R2R
R2R copied to clipboard
Custom openai compatible endpoint
Hi, I have custom llm and embedding deployment using triton server and also a wrapper around it which is openai compatible. how can i use this in .toml config file. I have tested it with litellm proxy server and its working.
@riyajatar37003 - You could for example use the openai provider and then point the OPENAI_BASE_URL to your custom deployment.
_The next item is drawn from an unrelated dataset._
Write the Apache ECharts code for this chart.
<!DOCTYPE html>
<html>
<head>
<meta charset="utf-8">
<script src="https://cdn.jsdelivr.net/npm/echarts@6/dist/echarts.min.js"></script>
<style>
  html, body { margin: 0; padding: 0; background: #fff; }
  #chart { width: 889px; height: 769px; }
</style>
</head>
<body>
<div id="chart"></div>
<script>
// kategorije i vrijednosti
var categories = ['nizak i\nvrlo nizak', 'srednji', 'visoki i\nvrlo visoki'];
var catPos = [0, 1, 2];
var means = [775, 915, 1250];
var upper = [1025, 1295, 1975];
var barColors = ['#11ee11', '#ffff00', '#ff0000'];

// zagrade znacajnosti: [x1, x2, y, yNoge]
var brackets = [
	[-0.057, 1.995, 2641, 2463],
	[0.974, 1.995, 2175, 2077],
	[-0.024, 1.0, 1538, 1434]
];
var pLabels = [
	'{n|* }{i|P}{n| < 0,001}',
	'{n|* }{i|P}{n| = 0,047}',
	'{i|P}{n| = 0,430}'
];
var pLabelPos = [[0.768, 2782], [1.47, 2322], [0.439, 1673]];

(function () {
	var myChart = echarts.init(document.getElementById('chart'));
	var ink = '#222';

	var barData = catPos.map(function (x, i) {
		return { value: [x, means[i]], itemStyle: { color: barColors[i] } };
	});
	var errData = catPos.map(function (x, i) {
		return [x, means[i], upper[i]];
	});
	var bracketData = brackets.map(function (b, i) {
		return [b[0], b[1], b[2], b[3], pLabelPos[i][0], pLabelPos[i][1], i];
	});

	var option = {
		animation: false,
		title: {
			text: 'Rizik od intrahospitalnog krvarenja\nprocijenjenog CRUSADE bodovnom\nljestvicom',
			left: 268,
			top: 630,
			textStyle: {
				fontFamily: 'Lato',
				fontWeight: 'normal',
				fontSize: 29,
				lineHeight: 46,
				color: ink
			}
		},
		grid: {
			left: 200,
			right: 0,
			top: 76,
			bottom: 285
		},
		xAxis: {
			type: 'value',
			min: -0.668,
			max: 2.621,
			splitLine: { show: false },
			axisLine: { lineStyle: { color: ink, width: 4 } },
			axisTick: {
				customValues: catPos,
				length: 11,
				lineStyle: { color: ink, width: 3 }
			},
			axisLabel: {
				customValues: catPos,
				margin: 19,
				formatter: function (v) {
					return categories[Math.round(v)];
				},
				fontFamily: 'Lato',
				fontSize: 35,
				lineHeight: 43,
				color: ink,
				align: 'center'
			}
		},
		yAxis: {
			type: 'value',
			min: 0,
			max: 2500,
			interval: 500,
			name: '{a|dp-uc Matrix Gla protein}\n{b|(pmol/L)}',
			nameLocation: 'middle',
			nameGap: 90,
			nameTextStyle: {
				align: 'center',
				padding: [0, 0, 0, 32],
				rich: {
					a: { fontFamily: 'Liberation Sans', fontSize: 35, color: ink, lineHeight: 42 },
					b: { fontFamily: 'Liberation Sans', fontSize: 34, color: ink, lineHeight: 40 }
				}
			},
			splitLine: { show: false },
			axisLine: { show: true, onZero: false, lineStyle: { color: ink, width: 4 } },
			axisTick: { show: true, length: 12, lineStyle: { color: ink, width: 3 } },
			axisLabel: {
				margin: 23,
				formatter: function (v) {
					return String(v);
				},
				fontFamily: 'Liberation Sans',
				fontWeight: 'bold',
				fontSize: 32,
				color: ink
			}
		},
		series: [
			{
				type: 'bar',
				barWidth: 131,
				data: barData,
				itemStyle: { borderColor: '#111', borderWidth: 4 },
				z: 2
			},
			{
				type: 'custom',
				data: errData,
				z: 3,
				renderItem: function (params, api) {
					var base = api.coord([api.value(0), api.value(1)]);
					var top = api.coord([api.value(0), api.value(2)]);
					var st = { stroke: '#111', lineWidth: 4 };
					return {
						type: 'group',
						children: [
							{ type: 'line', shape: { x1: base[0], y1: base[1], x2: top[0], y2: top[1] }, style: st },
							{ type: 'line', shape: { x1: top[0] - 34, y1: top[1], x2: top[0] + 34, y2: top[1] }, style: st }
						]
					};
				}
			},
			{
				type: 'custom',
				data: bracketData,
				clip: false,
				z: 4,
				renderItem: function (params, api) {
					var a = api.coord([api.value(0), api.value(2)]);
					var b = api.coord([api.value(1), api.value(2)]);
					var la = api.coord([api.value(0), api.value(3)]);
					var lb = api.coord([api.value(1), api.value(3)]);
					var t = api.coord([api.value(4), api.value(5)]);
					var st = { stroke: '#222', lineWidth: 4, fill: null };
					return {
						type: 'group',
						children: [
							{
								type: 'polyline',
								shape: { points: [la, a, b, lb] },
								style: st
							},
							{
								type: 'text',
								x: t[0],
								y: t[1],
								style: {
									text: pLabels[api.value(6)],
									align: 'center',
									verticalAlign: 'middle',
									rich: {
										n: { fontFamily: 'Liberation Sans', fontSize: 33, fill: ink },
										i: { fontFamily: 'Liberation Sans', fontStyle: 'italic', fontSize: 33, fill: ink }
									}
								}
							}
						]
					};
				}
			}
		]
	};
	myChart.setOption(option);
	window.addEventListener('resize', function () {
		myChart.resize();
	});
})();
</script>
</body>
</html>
Be sure that the model name aligns with the deployment, like openai/your-custom-model.
thanks could you share any doc link. where in the .toml i need to set this
myconfig.toml
[completion]
provider = "litellm"
concurrent_request_limit = 16
[completion.generation_config]
model = "openai/llama3.2" #add your model name here
temperature = 0.1
top_p = 1
max_tokens_to_sample = 1_024
stream = true
add_generation_kwargs = { }
then you do
r2r serve --docker --config-path=/home/riyajatar/myconfig.toml
Let's say I have a openai-like endpoint served locally under "http://localhost:8004" + it's called "custom-model". It is in line with OpenAI V1 API. How to connect it to r2r?
I believe the correct environment variable is OPENAI_API_BASE.
not OPENAI_BASE_URL.
Also if you are using LiteLLM Proxy with R2R, then since it internally uses LiteLLM SDK, the name of the model in the r2r.toml config file should include openai/ + the name of how it's named in LiteLLM Proxy,
so if for instance in Proxy you have a model named openai/ollama3.3, then in r2r.toml the name of the model would be openai/openai/llama3.3 @riyajatar37003
Assuming the name of your model in LiteLLM Proxy is openai/llama3.3, and you wish to use provider = "litellm" then r2r.toml would look like this:
[completion]
provider = "litellm"
concurrent_request_limit = 64
[completion.generation_config]
model = "openai/openai/llama3.3"
Assuming your LiteLLM Proxy config looks like this:
proxy_config:
litellm_settings:
drop_params: True
model_list:
# At least one model must exist for the proxy to start.
- model_name: "openai/llama3.3"
litellm_params:
model: "openai/llama3.3"
api_key: fake-key
api_base: "http://ollama.mywebsite.com:11434"
Assuming you have an ollama app running on port 11434 and accessing that ollama via OpenAI-compatible API, and you have a model llama3.3 pulled into your ollama that you can see with ollama list llama3.3.
It might be confusing, but in the r2r.toml when you see provider = "litellm" that means LiteLLM SDK, not proxy.
These are two separate things. LiteLLM SDK by default would always use the native backend base URL automatically of the model's provider.
The LiteLLM SDK in r2r will overwrite the provider's base URL when you specify OPENAI_API_BASE explicitly for r2r.
And the name prefix openai/ tells LiteLLM SDK which provider it is. And everything after the prefix is the actual name of the model that will be requested.